- Data shown:
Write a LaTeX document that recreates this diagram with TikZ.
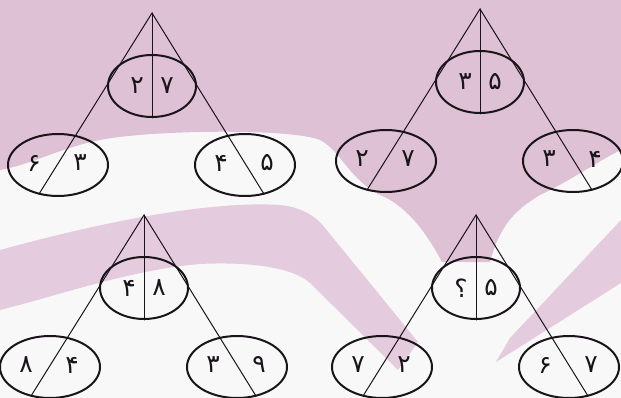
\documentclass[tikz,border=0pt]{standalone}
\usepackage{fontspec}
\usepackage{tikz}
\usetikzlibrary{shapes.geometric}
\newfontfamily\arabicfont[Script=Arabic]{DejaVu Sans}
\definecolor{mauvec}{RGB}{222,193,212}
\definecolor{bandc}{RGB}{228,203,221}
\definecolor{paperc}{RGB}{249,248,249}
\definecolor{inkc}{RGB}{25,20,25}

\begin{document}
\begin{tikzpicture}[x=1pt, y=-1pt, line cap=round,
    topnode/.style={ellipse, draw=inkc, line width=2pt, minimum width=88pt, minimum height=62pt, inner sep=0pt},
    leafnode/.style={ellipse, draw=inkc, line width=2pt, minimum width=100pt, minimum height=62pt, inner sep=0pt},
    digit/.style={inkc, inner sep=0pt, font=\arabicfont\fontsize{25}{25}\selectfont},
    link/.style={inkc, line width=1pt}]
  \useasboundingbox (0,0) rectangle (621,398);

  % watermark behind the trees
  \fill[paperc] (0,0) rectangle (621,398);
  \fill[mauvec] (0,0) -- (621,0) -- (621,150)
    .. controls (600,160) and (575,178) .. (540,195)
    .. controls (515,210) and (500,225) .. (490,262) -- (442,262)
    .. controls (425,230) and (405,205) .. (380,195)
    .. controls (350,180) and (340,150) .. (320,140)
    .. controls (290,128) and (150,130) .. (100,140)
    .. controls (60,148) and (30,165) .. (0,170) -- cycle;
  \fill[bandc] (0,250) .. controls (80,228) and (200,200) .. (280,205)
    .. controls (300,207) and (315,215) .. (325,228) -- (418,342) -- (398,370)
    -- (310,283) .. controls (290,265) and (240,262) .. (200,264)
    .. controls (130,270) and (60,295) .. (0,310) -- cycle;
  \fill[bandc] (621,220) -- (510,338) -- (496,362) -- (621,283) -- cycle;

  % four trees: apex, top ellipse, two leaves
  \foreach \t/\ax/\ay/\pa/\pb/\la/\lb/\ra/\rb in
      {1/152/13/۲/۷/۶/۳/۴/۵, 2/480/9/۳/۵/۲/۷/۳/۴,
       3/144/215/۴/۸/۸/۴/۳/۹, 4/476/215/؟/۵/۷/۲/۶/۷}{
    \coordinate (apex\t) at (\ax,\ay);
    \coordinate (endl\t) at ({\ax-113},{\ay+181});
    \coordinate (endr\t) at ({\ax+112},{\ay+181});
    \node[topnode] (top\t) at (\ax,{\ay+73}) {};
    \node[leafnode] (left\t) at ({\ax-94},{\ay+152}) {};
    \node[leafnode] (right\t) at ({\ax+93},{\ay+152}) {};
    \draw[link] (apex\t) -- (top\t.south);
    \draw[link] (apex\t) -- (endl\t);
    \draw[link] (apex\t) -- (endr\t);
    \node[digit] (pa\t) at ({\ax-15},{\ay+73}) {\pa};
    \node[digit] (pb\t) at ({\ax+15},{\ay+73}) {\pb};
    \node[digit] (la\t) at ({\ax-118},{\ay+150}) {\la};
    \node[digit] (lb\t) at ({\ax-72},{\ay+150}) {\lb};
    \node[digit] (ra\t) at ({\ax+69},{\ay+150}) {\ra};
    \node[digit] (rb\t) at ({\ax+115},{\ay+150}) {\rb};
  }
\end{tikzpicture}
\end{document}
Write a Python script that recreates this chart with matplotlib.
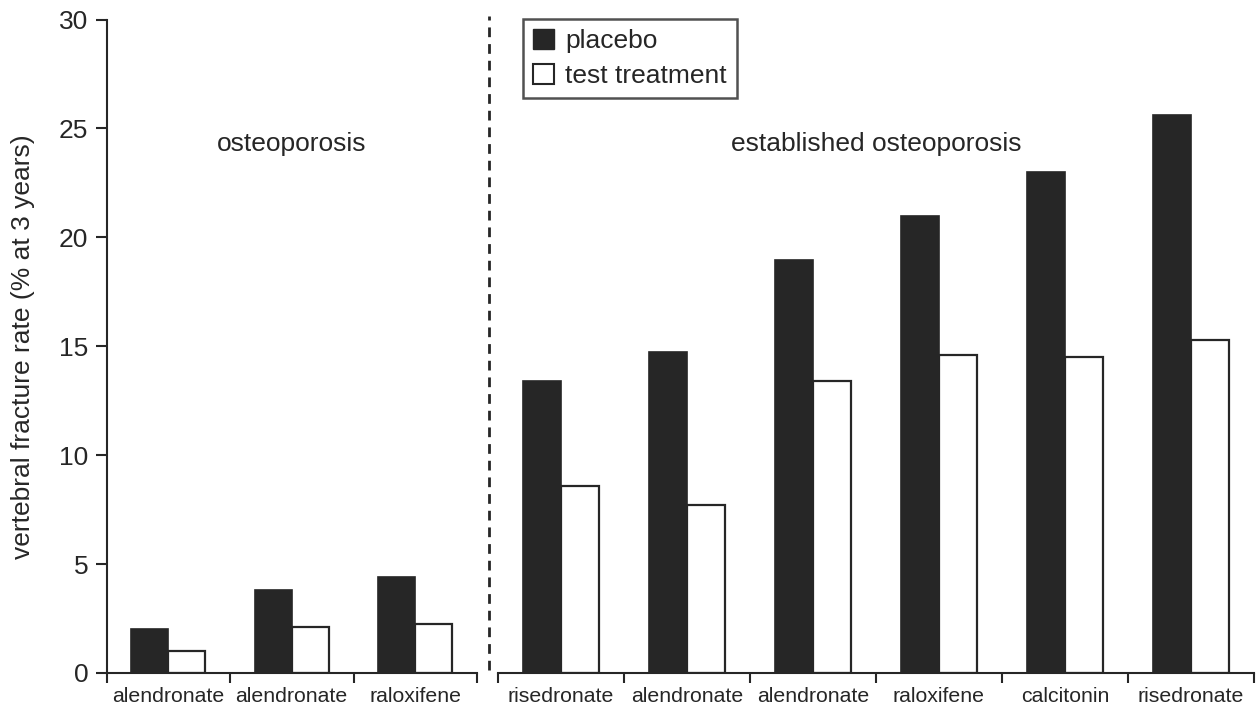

- Your instructions: Pictures in the data above should not be copied; transcribe everything else exactly.

- Answer below:
Write a LaTeX document that recreates this diagram with TikZ.
\documentclass[tikz,border=0pt]{standalone}
\usepackage{fontspec}
\usepackage{tikz}
\usetikzlibrary{shapes.geometric}
\newfontfamily\arabicfont[Script=Arabic]{DejaVu Sans}
\definecolor{mauvec}{RGB}{222,193,212}
\definecolor{bandc}{RGB}{228,203,221}
\definecolor{paperc}{RGB}{249,248,249}
\definecolor{inkc}{RGB}{25,20,25}

\begin{document}
\begin{tikzpicture}[x=1pt, y=-1pt, line cap=round,
    topnode/.style={ellipse, draw=inkc, line width=2pt, minimum width=88pt, minimum height=62pt, inner sep=0pt},
    leafnode/.style={ellipse, draw=inkc, line width=2pt, minimum width=100pt, minimum height=62pt, inner sep=0pt},
    digit/.style={inkc, inner sep=0pt, font=\arabicfont\fontsize{25}{25}\selectfont},
    link/.style={inkc, line width=1pt}]
  \useasboundingbox (0,0) rectangle (621,398);

  % watermark behind the trees
  \fill[paperc] (0,0) rectangle (621,398);
  \fill[mauvec] (0,0) -- (621,0) -- (621,150)
    .. controls (600,160) and (575,178) .. (540,195)
    .. controls (515,210) and (500,225) .. (490,262) -- (442,262)
    .. controls (425,230) and (405,205) .. (380,195)
    .. controls (350,180) and (340,150) .. (320,140)
    .. controls (290,128) and (150,130) .. (100,140)
    .. controls (60,148) and (30,165) .. (0,170) -- cycle;
  \fill[bandc] (0,250) .. controls (80,228) and (200,200) .. (280,205)
    .. controls (300,207) and (315,215) .. (325,228) -- (418,342) -- (398,370)
    -- (310,283) .. controls (290,265) and (240,262) .. (200,264)
    .. controls (130,270) and (60,295) .. (0,310) -- cycle;
  \fill[bandc] (621,220) -- (510,338) -- (496,362) -- (621,283) -- cycle;

  % four trees: apex, top ellipse, two leaves
  \foreach \t/\ax/\ay/\pa/\pb/\la/\lb/\ra/\rb in
      {1/152/13/۲/۷/۶/۳/۴/۵, 2/480/9/۳/۵/۲/۷/۳/۴,
       3/144/215/۴/۸/۸/۴/۳/۹, 4/476/215/؟/۵/۷/۲/۶/۷}{
    \coordinate (apex\t) at (\ax,\ay);
    \coordinate (endl\t) at ({\ax-113},{\ay+181});
    \coordinate (endr\t) at ({\ax+112},{\ay+181});
    \node[topnode] (top\t) at (\ax,{\ay+73}) {};
    \node[leafnode] (left\t) at ({\ax-94},{\ay+152}) {};
    \node[leafnode] (right\t) at ({\ax+93},{\ay+152}) {};
    \draw[link] (apex\t) -- (top\t.south);
    \draw[link] (apex\t) -- (endl\t);
    \draw[link] (apex\t) -- (endr\t);
    \node[digit] (pa\t) at ({\ax-15},{\ay+73}) {\pa};
    \node[digit] (pb\t) at ({\ax+15},{\ay+73}) {\pb};
    \node[digit] (la\t) at ({\ax-118},{\ay+150}) {\la};
    \node[digit] (lb\t) at ({\ax-72},{\ay+150}) {\lb};
    \node[digit] (ra\t) at ({\ax+69},{\ay+150}) {\ra};
    \node[digit] (rb\t) at ({\ax+115},{\ay+150}) {\rb};
  }
\end{tikzpicture}
\end{document}
Write a Python script that recreates this chart with matplotlib.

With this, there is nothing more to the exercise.